Batman'da bir araya gelen değişik görüşlerdeki 100 sivil toplum kuruluşu Başbakan'ın kısa süre önce Kürt sorununa ilişkin umut veren açıklamalarının oluşturduğu atmosferle müzakerelerin başlatılması ve beraberinde kritik bir sürece giren cezaevlerindeki açlık grevlerinin sonlandırılmasını sağlayacak girişimlerde bulunulması taleplerinde bulundu.

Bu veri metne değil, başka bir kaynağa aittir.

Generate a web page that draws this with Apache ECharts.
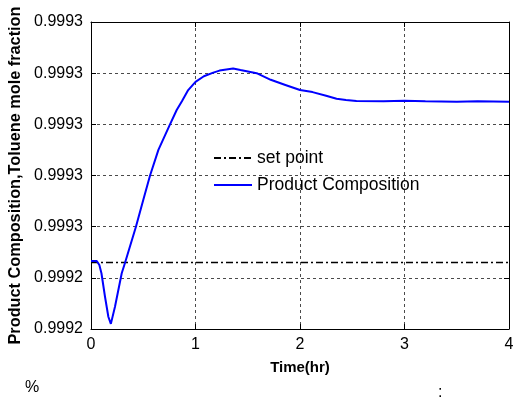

Çarşamba günü saat 13:00'da Atatürk Parkı önünde toplanan tüm STK temsilcileri adına kısa bir konuşma yapan Batman Tabipler Odası Başkanı Mehmet Demir, 12 Eylül 2012 tarihinden bu yana cezaevlerinde başlatılan süresiz dönüşümsüz açlık grevinin 43. gününe girdiğini hatırlatarak, başta hükümet olmak üzere herkesten duyarlılık istedi. İnsanların sisteme, sistemin bekasına kurban edilmemelerini talep emek üzere bugün burada bir araya geldiklerini belirten Demir, "Gerek toplum ve STK'lar olsun, gerek basın yayın organları gerekse hükümet olsun hiçbir şey yokmuş gibi günlük yaşantılarına devam etmektedirler. Biz sivil toplum örgütleri olarak bu tavrı kınıyoruz ve bir an önce bu konuya çözüm yolu getirilmesi için Batman'daki bütün STK'lar, vicdan sahibi olan herkesi var olan bu gidişata dur demek için duyarlı olmaya davet ediyoruz" dedi.
Daha sonra basın açıklamasını okuyan Özgür Der Batman Şube Başkanı Bünyamin Sevim, Başbakan Erdoğan'a seslendi. Sevim, Başbakan Erdoğan'ın, 'analar ağlamasın' diye başlattığı sürecin kesintiye uğraması sonucu anaların gözyaşlarının daha fazla akmasına neden olduğunu söyledi. Bugünlerde başbakanın tekrar gündemleştirdiği KÜRD SORUNUNU çözme iradesini önemsediklerini ifade etti. Sürecin kesintiye uğraması ve ardından "Kürt sorunu benim için bitmiştir” söyleminin Türkiye toplumu tarafından kaygıyla karşılandığını belirten Sevim'in okuduğu ortak basın açıklamasının tam metni aşağıdadır:
Basın Açıklamasının Tam Metni:
Sayın Başbakan,
Bu ülkenin en önemli sorunu olan KÜRD SORUNU için 2005 yılında Diyarbakır’da yaptığınız konuşmada “KÜRD SORUNU BENİM SORUNUMDUR “ diyerek sorunu dillendirip sahip çıkmıştınız.
Devlet eliyle yapılan yanlışlıkları uyguladığı şiddet ve asimilasyonu ifşa ile‘’Başbakan’’olarak kınamıştınız.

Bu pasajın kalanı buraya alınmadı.